Following the new constitution in 2007 the People's Power Party (led by Sundaravej) formed a coalition with five other smaller parties but was forced to end his time in office after scandals and court cases. Later in 2008, the party was dissolved after being found guilty of electoral fraud.

April 2010 saw a set of violent protests by the Red Shirt opposition and clashes against the army that resulted in 87 deaths. Bombing campaigns have since been directed at government buildings and homes of government officials.

Politics and Government

The country is divided into 75 provinces that are grouped into six regions. The capital, Bangkok, is known as the 76th province as it is administered independently.

Thailand operates as a Constitutional Monarchy under the current King Bhumibol Adulyadej. He is currently the world's longest-serving head of state, having been on the throne since 1946. The king's title is officially Head of State, the Head of the Armed Forces, an Upholder of the Buddhist religion, and the Defender of all Faiths.

The country is run according to the 2007 Permanent Constitution for the Kingdom of Thailand, which is jointly run by a proportionally represented elected House of Representatives and an appointed Senate.


Thailand experienced a rapid economic growth between 1985 and 1995, with tourism and exports contributing significantly to the boom.

The country's exported goods and services are estimated over $105 billion every year. Thailand is the world's biggest exporter of rice, while textiles, footwear, electrical goods, cars, computers, rubber and jewellery contribute significantly.

Relying heavily on exports, Thailand has a Gross Domestic Product of $627 billion per annum, classifying it as the second largest economy in Southeast Asia, after Indonesia.

Thailand has an estimated labour force of 39 million, with the vast majority working in the agricultural and tourism sectors.


With an average national temperature of 27.7 °C, Thailand has a tropical climate that is characterised by heat, humidity and rainy seasons. Traditionally, the cool dry winter runs from November to February, the dry hot season runs from March to June and the rainy hot season from July to October.

March to May are the hottest and most humid time of the year, where maximum temperatures can range between 33°C in Phuket in the south, to 43°C in Bangkok, in the centre of the country.

  • For a temperature and rain chart for Chiang Mai, Phuket and Bangkok: Click here


Due to ongoing political unrest, governments have issued travel warnings about certain areas of Thailand. Up to date information about hostile and potentially dangerous situations can be found on government websites:


Traditionally Thailand has been a prime destination for migrant workers due to the growing economy. Officially Thailand has an immigrant population of just over one million people. However, it is estimated that over 500,000 more people could be working in the country illegally.

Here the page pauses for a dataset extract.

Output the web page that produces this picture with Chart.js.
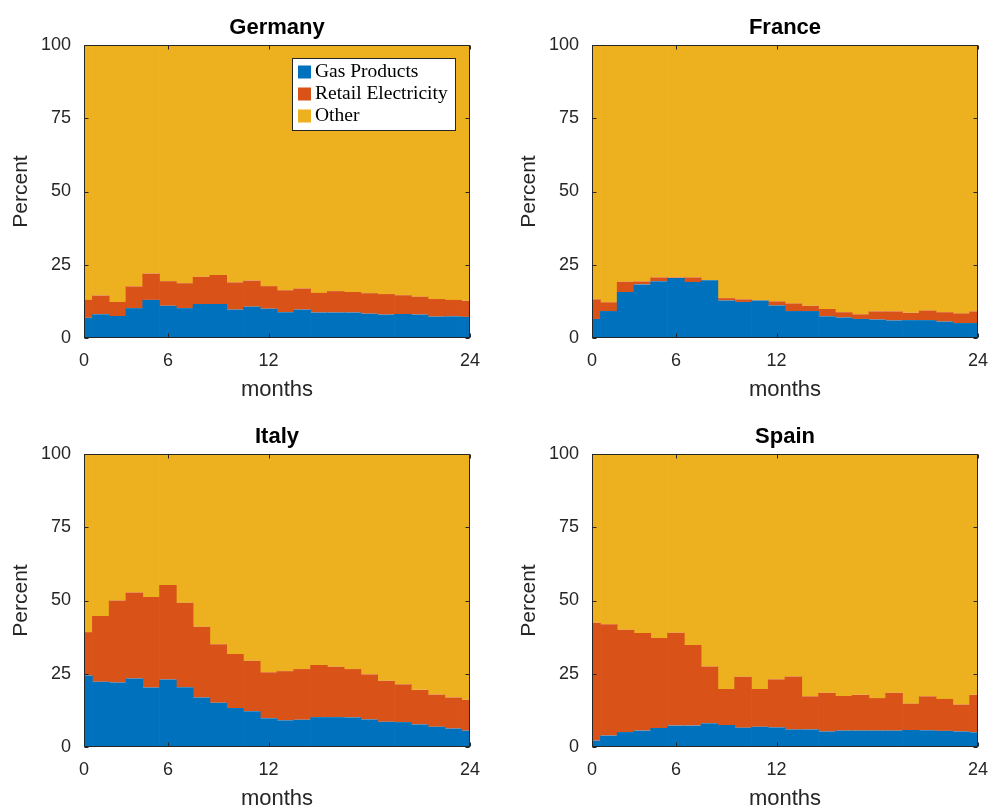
<!DOCTYPE html>
<html lang="en">
<head>
<meta charset="UTF-8">
<title>Shares by country</title>
<script src="https://cdn.jsdelivr.net/npm/chart.js@4.4.0/dist/chart.umd.min.js"></script>
<style>
    body {
        margin: 0;
        width: 991px;
        height: 807px;
        overflow: hidden;
        position: relative;
        background: #fff;
    }
    .panel {
        position: absolute;
        width: 495px;
        height: 403px;
    }
</style>
</head>
<body>

<div class="panel" style="left:0;top:0"><canvas id="germanyChart" width="495" height="403"></canvas></div>
<div class="panel" style="left:508px;top:0"><canvas id="franceChart" width="495" height="403"></canvas></div>
<div class="panel" style="left:0;top:409px"><canvas id="italyChart" width="495" height="403"></canvas></div>
<div class="panel" style="left:508px;top:409px"><canvas id="spainChart" width="495" height="403"></canvas></div>

<script>
    const months = [1, 2, 3, 4, 5, 6, 7, 8, 9, 10, 11, 12, 13, 14, 15, 16, 17, 18, 19, 20, 21, 22, 23, 24];
    const xTickPos = [1, 6, 12, 24];
    const xTickLabels = ['0', '6', '12', '24'];
    const yTicks = [0, 25, 50, 75, 100];

    const germanyGas = [6.9, 8.1, 7.5, 10.2, 13.0, 11.0, 10.2, 11.6, 11.6, 9.7, 10.7, 10.0, 8.8, 9.7, 8.7, 8.7, 8.7, 8.3, 8.0, 8.2, 8.0, 7.3, 7.4, 7.2];
    const germanyRetail = [6.1, 6.4, 4.8, 7.4, 9.0, 8.4, 8.5, 9.3, 9.9, 9.3, 8.9, 7.7, 7.5, 7.2, 6.7, 7.3, 7.0, 7.0, 7.0, 6.4, 6.1, 6.0, 5.6, 5.5];
    const germanyOther = [87.0, 85.5, 87.7, 82.4, 78.0, 80.6, 81.3, 79.1, 78.5, 81.0, 80.4, 82.3, 83.7, 83.1, 84.6, 84.0, 84.3, 84.7, 85.0, 85.4, 85.9, 86.7, 87.0, 87.3];

    const franceGas = [6.5, 9.2, 15.7, 18.3, 19.4, 20.5, 19.1, 19.7, 12.8, 12.3, 12.8, 11.1, 9.2, 9.2, 7.4, 7.0, 6.5, 6.3, 6.0, 6.1, 6.1, 5.6, 5.1, 5.1];
    const franceRetail = [6.7, 3.0, 3.5, 1.0, 1.3, 0.2, 1.6, 0.1, 0.8, 0.9, 0.1, 1.4, 2.6, 1.8, 2.5, 1.8, 1.6, 2.8, 3.1, 2.5, 3.3, 3.2, 3.3, 4.0];
    const franceOther = [86.8, 87.8, 80.8, 80.7, 79.3, 79.3, 79.3, 80.2, 86.4, 86.8, 87.1, 87.5, 88.2, 89.0, 90.1, 91.2, 91.9, 90.9, 90.9, 91.4, 90.6, 91.2, 91.6, 90.9];

    const italyGas = [24.4, 22.3, 22.0, 23.4, 20.3, 23.0, 20.4, 16.9, 15.1, 13.3, 12.2, 9.8, 9.1, 9.3, 10.2, 10.2, 10.1, 9.4, 8.6, 8.5, 7.7, 6.9, 6.3, 5.6];
    const italyRetail = [14.8, 22.4, 28.0, 29.3, 30.9, 32.3, 28.8, 24.1, 20.0, 18.4, 17.2, 15.7, 16.8, 17.3, 17.8, 17.2, 16.5, 15.4, 14.0, 12.9, 11.8, 11.0, 10.6, 10.5];
    const italyOther = [60.8, 55.3, 50.0, 47.3, 48.8, 44.7, 50.8, 59.0, 64.9, 68.3, 70.6, 74.5, 74.1, 73.4, 72.0, 72.6, 73.4, 75.2, 77.4, 78.6, 80.5, 82.1, 83.1, 83.9];

    const spainGas = [2.2, 3.9, 5.1, 5.6, 6.5, 7.3, 7.3, 8.1, 7.5, 6.6, 6.9, 6.7, 6.0, 6.0, 5.3, 5.6, 5.6, 5.6, 5.6, 5.8, 5.7, 5.5, 5.3, 5.0];
    const spainRetail = [40.2, 38.0, 34.9, 33.3, 30.7, 31.7, 27.5, 19.4, 12.3, 17.4, 12.9, 16.4, 18.1, 11.3, 13.2, 11.8, 12.2, 11.1, 12.9, 9.0, 11.6, 10.9, 9.2, 12.8];
    const spainOther = [57.6, 58.1, 60.0, 61.1, 62.8, 61.0, 65.2, 72.5, 80.2, 76.0, 80.2, 76.9, 75.9, 82.7, 81.5, 82.6, 82.2, 83.3, 81.5, 85.2, 82.7, 83.6, 85.5, 82.2];

    const seriesNames = ['Gas Products', 'Retail Electricity', 'Other'];
    const seriesColors = ['#0072BD', '#D95319', '#EDB120'];

    // matlab-style box with inward ticks on all four sides, title centred over the axes
    const matlabBox = {
        id: 'matlabBox',
        afterDatasetsDraw(chart, args, opts) {
            const {ctx, chartArea: a, scales: {x, y}} = chart;
            const L = Math.round(a.left) + 0.5, R = Math.round(a.right) - 0.5;
            const T = Math.round(a.top) + 0.5, B = Math.round(a.bottom) - 0.5;
            ctx.save();
            ctx.strokeStyle = '#262626';
            ctx.lineWidth = 1;
            ctx.beginPath();
            xTickPos.forEach(v => {
                const px = Math.round(x.getPixelForValue(v)) + 0.5;
                ctx.moveTo(px, B); ctx.lineTo(px, B - 4);
                ctx.moveTo(px, T); ctx.lineTo(px, T + 4);
            });
            yTicks.forEach(v => {
                const py = Math.round(y.getPixelForValue(v)) + 0.5;
                ctx.moveTo(L, py); ctx.lineTo(L + 4, py);
                ctx.moveTo(R, py); ctx.lineTo(R - 4, py);
            });
            ctx.stroke();
            ctx.strokeRect(L, T, R - L, B - T);

            ctx.fillStyle = '#000';
            ctx.font = 'bold 22px "Liberation Sans"';
            ctx.textAlign = 'center';
            ctx.textBaseline = 'middle';
            ctx.fillText(opts.title, (a.left + a.right) / 2, a.top - 17);
            ctx.restore();
        }
    };

    const boxLegend = {
        id: 'boxLegend',
        afterDraw(chart, args, opts) {
            if (!opts.show) return;
            const {ctx, chartArea: a} = chart;
            const left = Math.round(a.left + 208) + 0.5, top = Math.round(a.top + 13) + 0.5;
            ctx.save();
            ctx.fillStyle = '#fff';
            ctx.fillRect(left, top, 163, 72);
            ctx.strokeStyle = '#262626';
            ctx.lineWidth = 1;
            ctx.strokeRect(left, top, 163, 72);
            ctx.font = '19.5px "Liberation Serif"';
            ctx.textBaseline = 'middle';
            chart.data.datasets.forEach((ds, i) => {
                const cy = top + 13.5 + i * 22;
                ctx.fillStyle = ds.backgroundColor;
                ctx.fillRect(left + 5.5, cy - 6.5, 13, 13);
                ctx.fillStyle = '#000';
                ctx.fillText(ds.label, left + 22.5, cy);
            });
            ctx.restore();
        }
    };

    function makeData(gas, retail, other) {
        const parts = [gas, retail, other];
        return {
            datasets: parts.map((vals, k) => ({
                label: seriesNames[k],
                data: months.map((m, i) => ({x: m, y: vals[i]})),
                backgroundColor: seriesColors[k]
            }))
        };
    }

    function makeOptions(title, showLegend) {
        const sans = 'Liberation Sans';
        return {
            responsive: false,
            animation: false,
            layout: {padding: {left: 0, right: 25, top: 45, bottom: 0}},
            datasets: {
                bar: {barPercentage: 1.04, categoryPercentage: 1, borderWidth: 0, clip: 0}
            },
            plugins: {
                legend: {display: false},
                tooltip: {enabled: false},
                title: {display: false},
                matlabBox: {title: title},
                boxLegend: {show: showLegend}
            },
            scales: {
                x: {
                    type: 'linear', min: 1, max: 24, offset: false, stacked: true,
                    grid: {display: false}, border: {display: false},
                    afterBuildTicks: s => { s.ticks = xTickPos.map(v => ({value: v})); },
                    afterFit: s => { s.height = 65; },
                    ticks: {
                        color: '#262626', font: {family: sans, size: 18}, padding: 4,
                        maxRotation: 0, autoSkip: false,
                        callback: (v, i) => xTickLabels[i]
                    },
                    title: {
                        display: true, text: 'months', color: '#262626',
                        font: {family: sans, size: 22}, padding: {top: 0, bottom: 0}
                    }
                },
                y: {
                    min: 0, max: 100, stacked: true,
                    grid: {display: false}, border: {display: false},
                    afterBuildTicks: s => { s.ticks = yTicks.map(v => ({value: v})); },
                    afterFit: s => { s.width = 84; },
                    ticks: {color: '#262626', font: {family: sans, size: 18}, padding: 5},
                    title: {
                        display: true, text: 'Percent', color: '#262626',
                        font: {family: sans, size: 21}, padding: {top: 9, bottom: 0}
                    }
                }
            }
        };
    }

    function renderPanel(id, title, gas, retail, other, showLegend) {
        new Chart(document.getElementById(id), {
            type: 'bar',
            data: makeData(gas, retail, other),
            options: makeOptions(title, showLegend),
            plugins: [matlabBox, boxLegend]
        });
    }

    renderPanel('germanyChart', 'Germany', germanyGas, germanyRetail, germanyOther, true);
    renderPanel('franceChart', 'France', franceGas, franceRetail, franceOther, false);
    renderPanel('italyChart', 'Italy', italyGas, italyRetail, italyOther, false);
    renderPanel('spainChart', 'Spain', spainGas, spainRetail, spainOther, false);
</script>

</body>
</html>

Thailand has also seen a significant number of asylum seekers and refugees settle in the country.


Tourism in Thailand makes up about six percent of the economy. In 2007 Thailand was the world's 18th most visited country, with 14.5 million visitors spending an average of just over nine days in the country, and contributing approximately €11 billion to the economy.

Well-known tourist destinations such as Pattaya, Bangkok, Phuket, Chiang Mai and Ko Samui have all contributed to attracting foreign visitors to the country.